The House of Rothschild

The House of Rothschild
818 Downloads

NO OTHER NAME HAS BECOME MORE SYNONYMOUS WITH THE ILLUMINATI than the Rothschilds. It is believed that the Rothschild family used the Illuminati as a means to achieving their goal of world-wide financial dominance. Mayer Amschel Rothschild (1743-1812) was born in Frankfurt-on-the-Main in Germany, the son of Moses Amschel Bauer, a banker and goldsmith. Their name was derived from the ‘red shield’ (‘rotschildt’) that hung over the door of their shop, and had been the emblem of revolutionary Jews in Eastern Europe. A few years after his father’s death, he worked as a clerk in a Hanover bank, which was owned by the Oppenheimers. He became a junior partner, and soon left to take over the business started by his father in 1750. He bought and sold rare coins, and later succeeded in buying out several other coin dealers.

In 1769, he became a court agent for Prince William IX of Hesse-Kassel, who was the grandson of George II of England, a cousin to George III, a nephew of the King of Denmark, and a brother-in-law to the King of Sweden. Soon Rothschild became the middleman for big Frankfurt bankers like the Bethmann Brothers, and Rueppell & Harnier. After expanding his business to antiques, wineries, and the importing of manufactured materials from England, the Rothschild family began to amass a sizeable fortune.

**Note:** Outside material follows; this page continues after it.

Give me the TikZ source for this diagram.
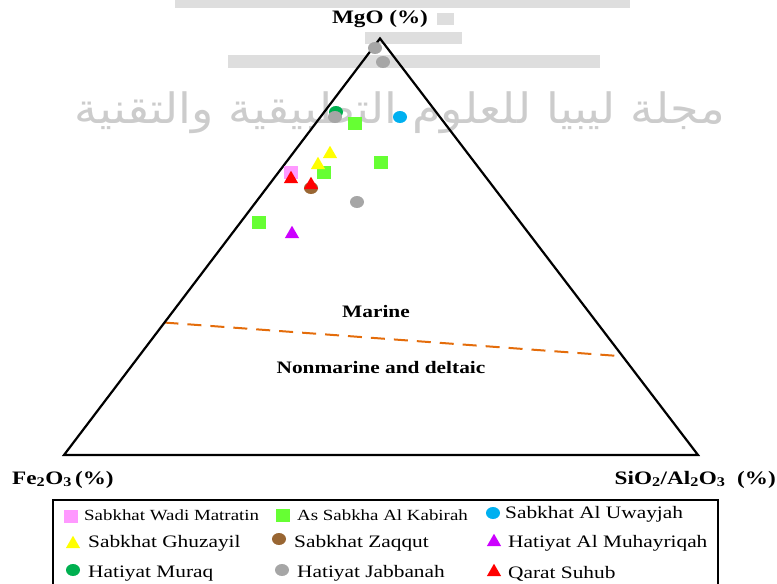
\documentclass[tikz,border=0pt]{standalone}
\usepackage{fontspec}
\setmainfont{Liberation Serif}[FakeStretch=1.22]
\newfontfamily\arabicfont[Script=Arabic]{DejaVu Sans}
\TeXXeTstate=1
\usetikzlibrary{calc, shapes.geometric}

\definecolor{sitepink}{HTML}{FF99FF}
\definecolor{sitelime}{HTML}{66FF33}
\definecolor{siteblue}{HTML}{00B0F0}
\definecolor{siteyellow}{HTML}{FFFF00}
\definecolor{sitebrown}{HTML}{996633}
\definecolor{sitepurple}{HTML}{CC00FF}
\definecolor{siteteal}{HTML}{00B050}
\definecolor{sitegrey}{HTML}{A6A6A6}
\definecolor{sitered}{HTML}{FF0000}
\definecolor{dashorange}{HTML}{E46C0A}

\begin{document}
\begin{tikzpicture}[x=1pt, y=-1pt,
    axis/.style={line width=2.2pt, line join=miter},
    divide/.style={draw=dashorange, line width=2pt, dash pattern=on 14pt off 9pt},
    title/.style={font=\fontsize{19}{22}\selectfont\bfseries, inner sep=0pt},
    field/.style={font=\fontsize{17.5}{20}\selectfont\bfseries, inner sep=0pt, anchor=base},
    entry/.style={font=\fontsize{17.5}{20}\selectfont, inner sep=0pt, anchor=base west},
    small entry/.style={entry, font=\fontsize{15.5}{18}\selectfont},
    sqmark/.style={rectangle, minimum width=14pt, minimum height=13pt, inner sep=0pt, fill=#1},
    dotmark/.style={ellipse, minimum width=14pt, minimum height=12pt, inner sep=0pt, fill=#1},
    trimark/.style={regular polygon, regular polygon sides=3, minimum size=16.5pt, inner sep=0pt, fill=#1},
    wmark/.style={fill=black!13}
]
    \useasboundingbox (0,0) rectangle (777,584);

    % faded watermark
    \fill[wmark] (175,0) rectangle (630,8);
    \fill[wmark] (437,13) rectangle (454,25);
    \fill[wmark] (365,32) rectangle (462,44);
    \fill[wmark] (228,55) rectangle (600,68);
    \node[text=black!20, inner sep=0pt] (journal) at (400,113)
        {\resizebox*{650pt}{42pt}{\arabicfont\beginR مجلة ليبيا للعلوم التطبيقية والتقنية\endR}};

    % ternary frame
    \coordinate (top) at (380,38.5);
    \coordinate (left) at (64,455);
    \coordinate (right) at (698,455);
    \coordinate (divl) at ($(top)!0.682!(left)$);
    \coordinate (divr) at ($(top)!0.763!(right)$);
    \draw[divide] (divl) -- (divr);
    \draw[axis] (top) -- (left) -- (right) -- cycle;

    \node[title, anchor=base] (mgo) at (380,23) {MgO (\%)};
    \node[title, anchor=base west] (fe) at (12,484) {Fe\textsubscript{2}O\textsubscript{3}\,(\%)};
    \node[title, anchor=base east] (sial) at (776,484) {SiO\textsubscript{2}/Al\textsubscript{2}O\textsubscript{3}~~(\%)};
    \node[field] (marine) at (376,317) {Marine};
    \node[field] (nonmarine) at (381,373) {Nonmarine and deltaic};

    % samples
    \node[sqmark=sitepink] (wadi1) at (291,172) {};
    \node[sqmark=sitelime] (kab1) at (355,123) {};
    \node[sqmark=sitelime] (kab2) at (381,162) {};
    \node[sqmark=sitelime] (kab3) at (324,172) {};
    \node[sqmark=sitelime] (kab4) at (259,222) {};
    \node[trimark=siteyellow] (ghu1) at (330,154) {};
    \node[trimark=siteyellow] (ghu2) at (318,165) {};
    \node[dotmark=siteblue] (uway1) at (400,117) {};
    \node[dotmark=sitebrown] (zaq1) at (311,188) {};
    \node[trimark=sitepurple] (muh1) at (292,234) {};
    \node[dotmark=siteteal] (mur1) at (336,112) {};
    \node[dotmark=sitegrey] (jab1) at (375,48) {};
    \node[dotmark=sitegrey] (jab2) at (383,62) {};
    \node[dotmark=sitegrey] (jab3) at (335,117) {};
    \node[dotmark=sitegrey] (jab4) at (357,202) {};
    \node[trimark=sitered] (suh1) at (291,179) {};
    \node[trimark=sitered] (suh2) at (311,185) {};

    % legend
    \draw[line width=2.5pt] (53,500) rectangle (718,610);
    \node[sqmark=sitepink] (kwadi) at (71,516) {};
    \node[small entry] (lwadi) at (84,520) {Sabkhat Wadi Matratin};
    \node[sqmark=sitelime] (kkab) at (283,515) {};
    \node[small entry] (lkab) at (297,520) {As Sabkha Al Kabirah};
    \node[dotmark=siteblue] (kuway) at (493,513) {};
    \node[entry] (luway) at (505,518) {Sabkhat Al Uwayjah};
    \node[trimark=siteyellow] (kghu) at (73,544) {};
    \node[entry] (lghu) at (88,547) {Sabkhat Ghuzayil};
    \node[dotmark=sitebrown] (kzaq) at (279,539) {};
    \node[entry] (lzaq) at (294,547) {Sabkhat Zaqqut};
    \node[trimark=sitepurple] (kmuh) at (494,542) {};
    \node[entry] (lmuh) at (508,547) {Hatiyat Al Muhayriqah};
    \node[dotmark=siteteal] (kmur) at (73,570) {};
    \node[entry] (lmur) at (88,577) {Hatiyat Muraq};
    \node[dotmark=sitegrey] (kjab) at (282,570) {};
    \node[entry] (ljab) at (297,577) {Hatiyat Jabbanah};
    \node[trimark=sitered] (ksuh) at (494,572) {};
    \node[entry] (lsuh) at (508,578) {Qarat Suhub};
\end{tikzpicture}
\end{document}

Prince William inherited his father’s fortune upon his death in 1785, which was the largest private fortune in Europe. Some of this money had come from Great Britain paying for the use of 16,800 Hessian soldiers to stop the revolution in America, because the money was never given to the troops. In 1804, the Rothschilds secretly made loans to the Denmark government, on behalf of Prince William.